Harrison Robledo

Personal information
- Date of birth: February 2, 2002 (age 24)
- Place of birth: Queens, New York, United States
- Height: 5 ft 7 in (1.70 m)
- Position: Midfielder

Youth career
- 2016–2020: New York City
- 2020–2022: FC Cincinnati

Senior career*
- Years: Team / Apps / (Gls)
- 2022–2023: FC Cincinnati / 2 / (0)
- 2022: FC Cincinnati 2 / 17 / (1)
- 2023: → Indy Eleven (loan) / 30 / (1)
- 2025: AV Alta / 23 / (2)

= Harrison Robledo =

American soccer player

Harrison Robledo (born February 2, 2002) is an American professional soccer player who plays as a midfielder.

== Youth career ==
Robledo spent four years in the New York City FC academy, helping the team win the 2016 Generation Adidas cup with the club's U-16 team and played with the U-18/19 Development National Championship team. He moved to the FC Cincinnati academy in 2020 and traveled with the FC Cincinnati squad during their 2022 preseason camp.

== Professional career==
On February 25, 2022, FC Cincinnati sent New York City FC $50,000 of General Allocation Money to acquire Robledo's MLS rights, and signed him to a homegrown player contract with the club the day before the start of the 2022 season.

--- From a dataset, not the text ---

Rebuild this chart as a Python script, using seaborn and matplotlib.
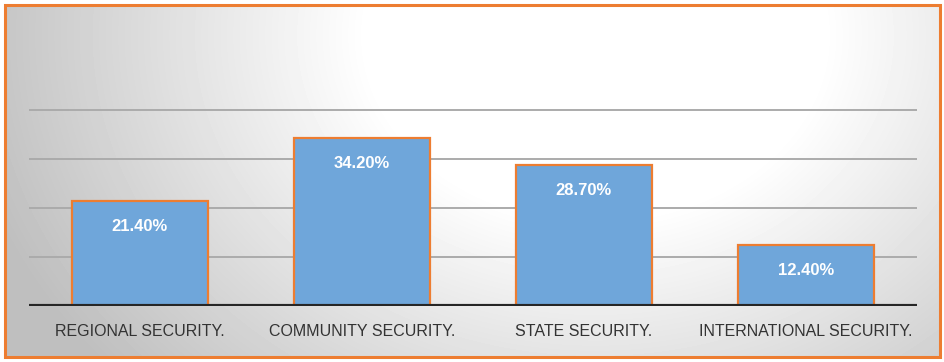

He made his professional debut on February 26, 2022, appearing as a 61st-minute substitute during a 5–0 loss against Austin FC. In January 2023, Robledo joined Indy Eleven for a one-year loan. He made his debut on March 11, 2023, against Tampa Bay Rowdies after being subbed in the 84th minute. Robledo scored his first goal for Indy Eleven on April 5, 2023, against Michigan Stars FC in the 2023 U.S. Open Cup. Robledo was released by Cincinnati following their 2023 season.

On January 24, 2025, Robledo signed with USL League One side AV Alta ahead of their inaugural season.

==Personal life==
Born in the United States, Robledo is of Colombian descent and holds dual citizenship.